PROJECT SUMMARY
The project Neuropathologic-Epidemiological Study of Metallomics and Alzheimer's Disease (RF1AG054057)
demonstrated for the first time that pro-oxidant iron directly measured in human brain is strongly associated
with cognitive decline in older persons with AD pathology. In this proposed continuation, we propose to further
these studies to resolve mechanisms underlying brain iron elevation, susceptibility to iron-mediated damage,
and resultant decline. Underpinning our hypothesis is the recently discovered programmed death pathway,
ferroptosis, which causes destruction of synaptic and cellular membranes by iron dependent peroxidation of
certain lipids.
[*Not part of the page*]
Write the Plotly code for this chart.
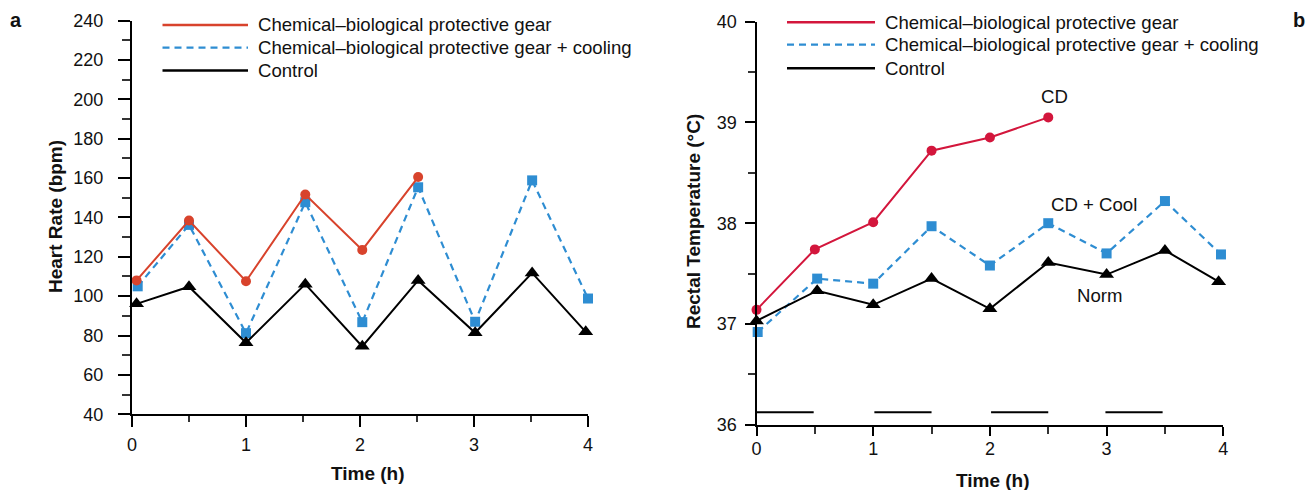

Strong preliminary data supports these aims. In this competive renewal, we propose to test the
hypotheses that (1) dietary fat and brain lipids contribute to the elevation of brain iron; and (2) iron interacts
with brain lipids to promote lipid peroxidation, resulting in toxic brain injury (via ferroptosis), neuronal loss, and
ultimately accelerated cognitive and motor decline in aging. We propose to use novel methodologies,
incorporating (oxidized) lipidomics using advanced methodologies (i.e. targeted and oxidized lipidomics and
immune-assisted, tandem Laser Ablation MALDI/ICP-MS) to map iron and lipid-mediated neurodegeneration in
cognitive and motor brain regions. We will expand dietary studies, and leverage a rich resource of clinical and
pathologic data available from Rush Memory and Aging Project. Overall, we propose to collect new data on
brain lipids, increase data on iron and dietary fats to goal of 850 brains. In Aim 1, we will test the hypotheses
that dietary fat intake is associated with brain lipid composition and iron content; that brain lipid composition is
associated with brain iron content; and use advanced technology to map and test their relationship across the
layered cortex. In Aim 2, we propose to detect oxidized lipids and test the hypotheses that lipid peroxidation is
associated with brain iron, Alzheimer’s pathology, and cognitive decline. We also will investigate whether lipid
peroxides mediate cognitive decline associated with iron in AD. In Aim 3 we will determine brain iron and
(oxidized) lipid content in brain motor regions and test the hypothesis that regional brain iron is associated with
lipid composition and with motor function and decline and motor pathology (Lewy body, vascular, AD, etc.) in
older persons. In each aim, we will investigate how relationships differ by APOE ε4, Alzheimer’s pathologic
diagnosis and sex. Overall, these studies have the potential to uncover new mechanisms by which iron, lipids
(diet and brain), and APOE ε4 increase cognitive and motor decline in aging and AD. These studies have the
potential to reveal new and targetable biologic pathways.